Facebook has a few ways of doing this. First, we’ll discuss the lower impact option: silencing. This is great for people who need shutting the hell up, but for political reasons you can’t unfriend (more on that later). It’s important to filter properly, so I’ll give you an example: tediously young guy who was an intern at a company I deal with for work. This guy is no real annoyance, but his constant updates about going to the gym, including, but not limited to, automatic updates from his shoes. I’m not even kidding here, It’s now possible for people to be so annoying that their shoes can fill up your screen with banality about how far and how quickly its wearer has run. That’s where we are now. This is the future.
This person will probably also send you regular event invites to awful, awful club nights they put on or DJ at. Excuse me for digressing for a second, but what kind of sick world is this that it’s easier for people to make a living (or at least some money) from DJing than from being an actual musician? It can’t possibly continue. I imagine in a few years we’ll be subjected to mashup mashups, where four songs instead of two meld together into some thick feedback loop of barely recognisable ear sludge. Scary. Anyway, it might be wise not to unfriend this person, as you never know where they might work next, or if the connection may be useful one day. Keep them in your back pocket: available, but more silent.
While silencing is very useful, it’s not the catharsis that totally severing the connection can be, so let’s move onto that next: unfriending.
Unfriending is social media’s ultimate “f*ck you”. Use it, but be aware of what it means; you are cutting ties with this person, potentially for good. If you’re in two minds, maybe consider silencing for now. But when you start taking the scythe to people that deserve it, it feels so good. Let’s take an example: girl you’re friends with because you kissed once at a sixth form party, and all she does now is play Farmville. This girl is no great loss, you didn’t even like her back then and now even less when her main communications read thus: ‘Jenn has been harvesting and has too many radishes. Can you help her out?’ The truth is Jenn has more than too many radishes, she also has too much time on her hands. Unfriend.

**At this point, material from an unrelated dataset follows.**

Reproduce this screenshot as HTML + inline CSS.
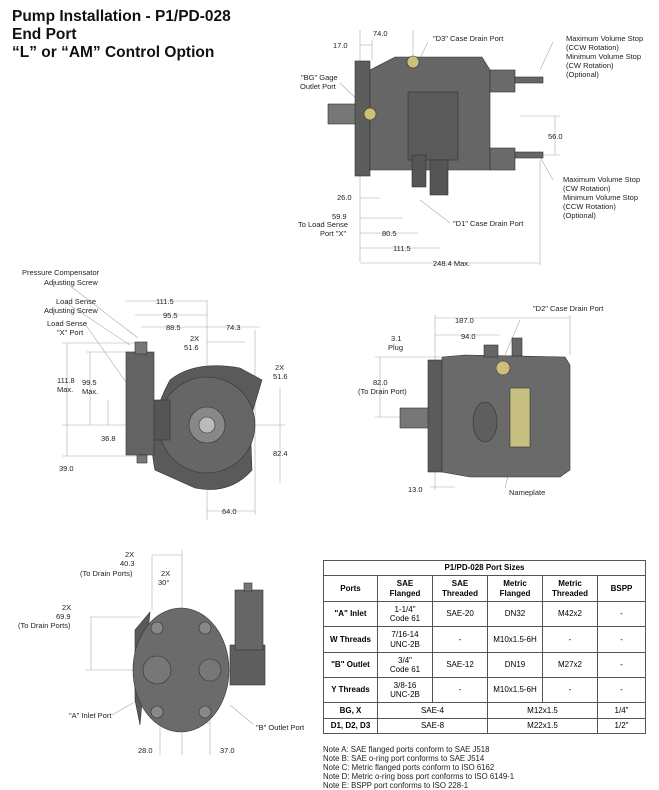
<!DOCTYPE html>
<html><head><meta charset="utf-8"><style>
body{margin:0;background:#fff;width:659px;height:790px;overflow:hidden;font-family:"Liberation Sans",sans-serif}
h1{position:absolute;left:12px;top:8px;margin:0;font-size:15.5px;line-height:18px;font-weight:bold;color:#111}
table{position:absolute;left:323px;top:560px;border-collapse:collapse;font-size:8px;width:323px}
td{border:1px solid #555;text-align:center;padding:0;line-height:9.5px}
.b{font-weight:bold}
.notes{position:absolute;left:323px;top:745px;font-size:7.8px;line-height:9px;color:#222}
svg{position:absolute;left:0;top:0}
svg text{font-family:"Liberation Sans",sans-serif;font-size:7.5px;fill:#222}
</style></head><body>
<h1>Pump Installation - P1/PD-028<br>End Port<br>“L” or “AM” Control Option</h1>
<svg width="659" height="790">
<g stroke="#aaa" stroke-width="0.6" fill="none">
<!-- top pump dims -->
<line x1="360" y1="30" x2="360" y2="262"/><line x1="413" y1="30" x2="413" y2="60"/>
<line x1="360" y1="45" x2="372" y2="45"/><line x1="372" y1="40" x2="372" y2="60"/>
<line x1="360" y1="198" x2="380" y2="198"/><line x1="360" y1="218" x2="403" y2="218"/>
<line x1="360" y1="233" x2="418" y2="233"/><line x1="360" y1="248" x2="440" y2="248"/>
<line x1="360" y1="263" x2="540" y2="263"/><line x1="540" y1="160" x2="540" y2="265"/>
<line x1="520" y1="116" x2="560" y2="116"/><line x1="520" y1="155" x2="560" y2="155"/>
<line x1="555" y1="116" x2="555" y2="155"/>
<!-- middle left dims -->
<line x1="125" y1="301" x2="207" y2="301"/><line x1="135" y1="315" x2="207" y2="315"/>
<line x1="141" y1="327" x2="207" y2="327"/><line x1="207" y1="327" x2="260" y2="327"/>
<line x1="207" y1="342" x2="245" y2="342"/><line x1="207" y1="300" x2="207" y2="520"/>
<line x1="62" y1="343" x2="140" y2="343"/><line x1="86" y1="352" x2="140" y2="352"/>
<line x1="67" y1="343" x2="67" y2="456"/><line x1="90" y1="352" x2="90" y2="425"/>
<line x1="108" y1="400" x2="108" y2="425"/><line x1="62" y1="425" x2="285" y2="425"/>
<line x1="62" y1="456" x2="140" y2="456"/><line x1="280" y1="388" x2="280" y2="483"/>
<line x1="207" y1="511" x2="255" y2="511"/><line x1="255" y1="330" x2="255" y2="515"/>
<!-- right pump dims -->
<line x1="435" y1="318" x2="570" y2="318"/><line x1="435" y1="335" x2="500" y2="335"/>
<line x1="435" y1="315" x2="435" y2="490"/><line x1="570" y1="315" x2="570" y2="355"/>
<line x1="375" y1="357" x2="440" y2="357"/><line x1="375" y1="417" x2="440" y2="417"/>
<line x1="380" y1="357" x2="380" y2="417"/><line x1="430" y1="487" x2="455" y2="487"/>
<!-- bottom pump dims -->
<line x1="152" y1="555" x2="182" y2="555"/><line x1="182" y1="550" x2="182" y2="755"/>
<line x1="152" y1="555" x2="152" y2="610"/><line x1="90" y1="617" x2="140" y2="617"/>
<line x1="91" y1="617" x2="91" y2="670"/><line x1="85" y1="670" x2="265" y2="670"/>
<line x1="160" y1="723" x2="182" y2="723"/><line x1="182" y1="723" x2="210" y2="723"/>
<line x1="160" y1="720" x2="160" y2="755"/><line x1="210" y1="720" x2="210" y2="755"/>
<!-- leader lines -->
<line x1="65" y1="282" x2="138" y2="338"/><line x1="65" y1="302" x2="130" y2="345"/>
<line x1="85" y1="324" x2="128" y2="385"/><line x1="340" y1="83" x2="368" y2="110"/>
<line x1="428" y1="42" x2="420" y2="58"/><line x1="420" y1="200" x2="450" y2="223"/>
<line x1="520" y1="320" x2="505" y2="355"/><line x1="515" y1="450" x2="505" y2="488"/>
<line x1="553" y1="42" x2="540" y2="70"/><line x1="553" y1="180" x2="540" y2="157"/>
<line x1="112" y1="715" x2="147" y2="695"/><line x1="253" y1="724" x2="230" y2="705"/>
</g>
<!-- top pump -->
<g stroke="#333" stroke-width="0.6">
<rect x="328" y="104" width="30" height="20" fill="#777"/>
<rect x="355" y="61" width="15" height="115" fill="#5d5d5d"/>
<path d="M370 70 L395 57 L482 57 L490 70 L490 170 L370 170 Z" fill="#666"/>
<rect x="490" y="70" width="25" height="22" fill="#6a6a6a"/><rect x="515" y="77" width="28" height="6" fill="#666"/>
<rect x="490" y="148" width="25" height="22" fill="#6a6a6a"/><rect x="515" y="152" width="28" height="6" fill="#666"/>
<rect x="408" y="92" width="50" height="68" fill="#5a5a5a"/>
<rect x="412" y="155" width="14" height="32" fill="#555"/><rect x="430" y="160" width="18" height="35" fill="#555"/>
<circle cx="413" cy="62" r="6" fill="#cbbf7a"/><circle cx="370" cy="114" r="6" fill="#cbbf7a"/>
</g>
<!-- middle left pump -->
<g stroke="#333" stroke-width="0.6">
<path d="M170 380 Q195 360 240 368 L262 380 L250 420 L252 470 Q230 495 195 488 L155 470 Q145 425 170 380Z" fill="#5a5a5a"/>
<circle cx="207" cy="425" r="48" fill="#666"/>
<circle cx="207" cy="425" r="18" fill="#888"/><circle cx="207" cy="425" r="8" fill="#bbb"/>
<rect x="150" y="400" width="20" height="40" fill="#555"/>
<rect x="126" y="352" width="28" height="103" fill="#636363"/>
<rect x="135" y="342" width="12" height="12" fill="#777"/><rect x="137" y="455" width="10" height="8" fill="#777"/>
</g>
<!-- right pump -->
<g stroke="#333" stroke-width="0.6">
<rect x="400" y="408" width="30" height="20" fill="#777"/>
<rect x="428" y="360" width="14" height="112" fill="#5b5b5b"/>
<path d="M442 357 L465 355 L565 357 L570 365 L570 470 L560 477 L470 477 L442 472 Z" fill="#6a6a6a"/>
<rect x="484" y="345" width="14" height="12" fill="#666"/><rect x="512" y="338" width="10" height="18" fill="#666"/>
<circle cx="503" cy="368" r="7" fill="#cbbf7a"/>
<rect x="510" y="388" width="20" height="59" fill="#c8c083"/>
<ellipse cx="485" cy="422" rx="12" ry="20" fill="#5e5e5e"/>
</g>
<!-- bottom pump -->
<g stroke="#333" stroke-width="0.6">
<path d="M135 630 L150 612 L140 725 L135 700Z" fill="#5a5a5a"/>
<rect x="230" y="645" width="35" height="40" fill="#5e5e5e"/>
<rect x="235" y="590" width="28" height="60" fill="#666"/><rect x="244" y="583" width="8" height="8" fill="#777"/>
<ellipse cx="181" cy="670" rx="48" ry="62" fill="#6b6b6b"/>
<circle cx="157" cy="670" r="14" fill="#777"/><circle cx="210" cy="670" r="11" fill="#777"/>
<circle cx="157" cy="628" r="6" fill="#888"/><circle cx="205" cy="628" r="6" fill="#888"/>
<circle cx="157" cy="712" r="6" fill="#888"/><circle cx="205" cy="712" r="6" fill="#888"/>
</g>
<!-- labels -->
<text x="373" y="36">74.0</text><text x="333" y="48">17.0</text>
<text x="433" y="41">"D3" Case Drain Port</text>
<text x="301" y="80">"BG" Gage</text><text x="300" y="89">Outlet Port</text>
<text x="566" y="41">Maximum Volume Stop</text><text x="566" y="50">(CCW Rotation)</text><text x="566" y="59">Minimum Volume Stop</text><text x="566" y="68">(CW Rotation)</text><text x="566" y="77">(Optional)</text>
<text x="548" y="139">56.0</text>
<text x="563" y="182">Maximum Volume Stop</text><text x="563" y="191">(CW Rotation)</text><text x="563" y="200">Minimum Volume Stop</text><text x="563" y="209">(CCW Rotation)</text><text x="563" y="218">(Optional)</text>
<text x="337" y="200">26.0</text><text x="332" y="219">59.9</text><text x="298" y="227">To Load Sense</text><text x="320" y="236">Port "X"</text>
<text x="382" y="236">80.5</text><text x="393" y="251">111.5</text><text x="433" y="266">248.4 Max.</text>
<text x="453" y="226">"D1" Case Drain Port</text>
<text x="22" y="275">Pressure Compensator</text><text x="44" y="285">Adjusting Screw</text>
<text x="56" y="304">Load Sense</text><text x="44" y="313">Adjusting Screw</text>
<text x="47" y="326">Load Sense</text><text x="57" y="335">"X" Port</text>
<text x="156" y="304">111.5</text><text x="163" y="318">95.5</text><text x="166" y="330">88.5</text><text x="226" y="330">74.3</text>
<text x="190" y="341">2X</text><text x="184" y="350">51.6</text>
<text x="275" y="370">2X</text><text x="273" y="379">51.6</text>
<text x="57" y="383">111.8</text><text x="57" y="392">Max.</text><text x="82" y="385">99.5</text><text x="82" y="394">Max.</text>
<text x="101" y="441">36.8</text><text x="59" y="471">39.0</text>
<text x="273" y="456">82.4</text><text x="222" y="514">64.0</text>
<text x="533" y="311">"D2" Case Drain Port</text>
<text x="455" y="323">187.0</text><text x="461" y="339">94.0</text>
<text x="391" y="341">3.1</text><text x="388" y="350">Plug</text>
<text x="373" y="385">82.0</text><text x="358" y="394">(To Drain Port)</text>
<text x="408" y="492">13.0</text><text x="509" y="495">Nameplate</text>
<text x="125" y="557">2X</text><text x="120" y="566">40.3</text><text x="80" y="576">(To Drain Ports)</text>
<text x="161" y="576">2X</text><text x="158" y="585">30°</text>
<text x="62" y="610">2X</text><text x="56" y="619">69.9</text><text x="18" y="628">(To Drain Ports)</text>
<text x="69" y="718">"A" Inlet Port</text><text x="256" y="730">"B" Outlet Port</text>
<text x="138" y="753">28.0</text><text x="220" y="753">37.0</text>
</svg>
<table>
<tr style="height:15px"><td colspan="6" class="b">P1/PD-028 Port Sizes</td></tr>
<tr style="height:26px" class="b"><td style="width:53px">Ports</td><td style="width:54px">SAE<br>Flanged</td><td style="width:54px">SAE<br>Threaded</td><td style="width:54px">Metric<br>Flanged</td><td style="width:54px">Metric<br>Threaded</td><td>BSPP</td></tr>
<tr style="height:25px"><td class="b">"A" Inlet</td><td>1-1/4"<br>Code 61</td><td>SAE-20</td><td>DN32</td><td>M42x2</td><td>-</td></tr>
<tr style="height:26px"><td class="b">W Threads</td><td>7/16-14<br>UNC-2B</td><td>-</td><td>M10x1.5-6H</td><td>-</td><td>-</td></tr>
<tr style="height:25px"><td class="b">"B" Outlet</td><td>3/4"<br>Code 61</td><td>SAE-12</td><td>DN19</td><td>M27x2</td><td>-</td></tr>
<tr style="height:25px"><td class="b">Y Threads</td><td>3/8-16<br>UNC-2B</td><td>-</td><td>M10x1.5-6H</td><td>-</td><td>-</td></tr>
<tr style="height:16px"><td class="b">BG, X</td><td colspan="2">SAE-4</td><td colspan="2">M12x1.5</td><td>1/4"</td></tr>
<tr style="height:15px"><td class="b">D1, D2, D3</td><td colspan="2">SAE-8</td><td colspan="2">M22x1.5</td><td>1/2"</td></tr>
</table>
<div class="notes">Note A: SAE flanged ports conform to SAE J518<br>Note B: SAE o-ring port conforms to SAE J514<br>Note C: Metric flanged ports conform to ISO 6162<br>Note D: Metric o-ring boss port conforms to ISO 6149-1<br>Note E: BSPP port conforms to ISO 228-1</div>
</body></html>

Don’t go crazy. Make sure you’re fair and that you don’t accidentally unfriend someone whose statuses you actually enjoy reading, about how hard they think they have it. I have one un-unfriendable person in my friends list that mournfully remembers the death dates of cats that aren’t even his. I’ll let that sink in for a second.
If you’re reading this thinking I’m being pompous and self-righteous, feel free to click on the link below and check out my Twitter feed, where I’ll inevitably annoy you sooner or later with a grammar joke, or a picture of my baby son. I’m not immune to social media oversharing myself, so feel free to delete me as a friend if you want. I can take it. I think.


One Response to “Hello, I hate you. So why are we Facebook friends again?”
LOVE YOUR WRITING AL! I could not agree any more. I do a cleanse every once in a while and it is greatttt. However I’m living vicariously through one un-friendable person on my friends list. By living vicariously, I mean, learning all my valuable life lessons from their unfortunate mistakes / their updates are unintentionally funny and I wouldn’t be able to get through a boring working day without them.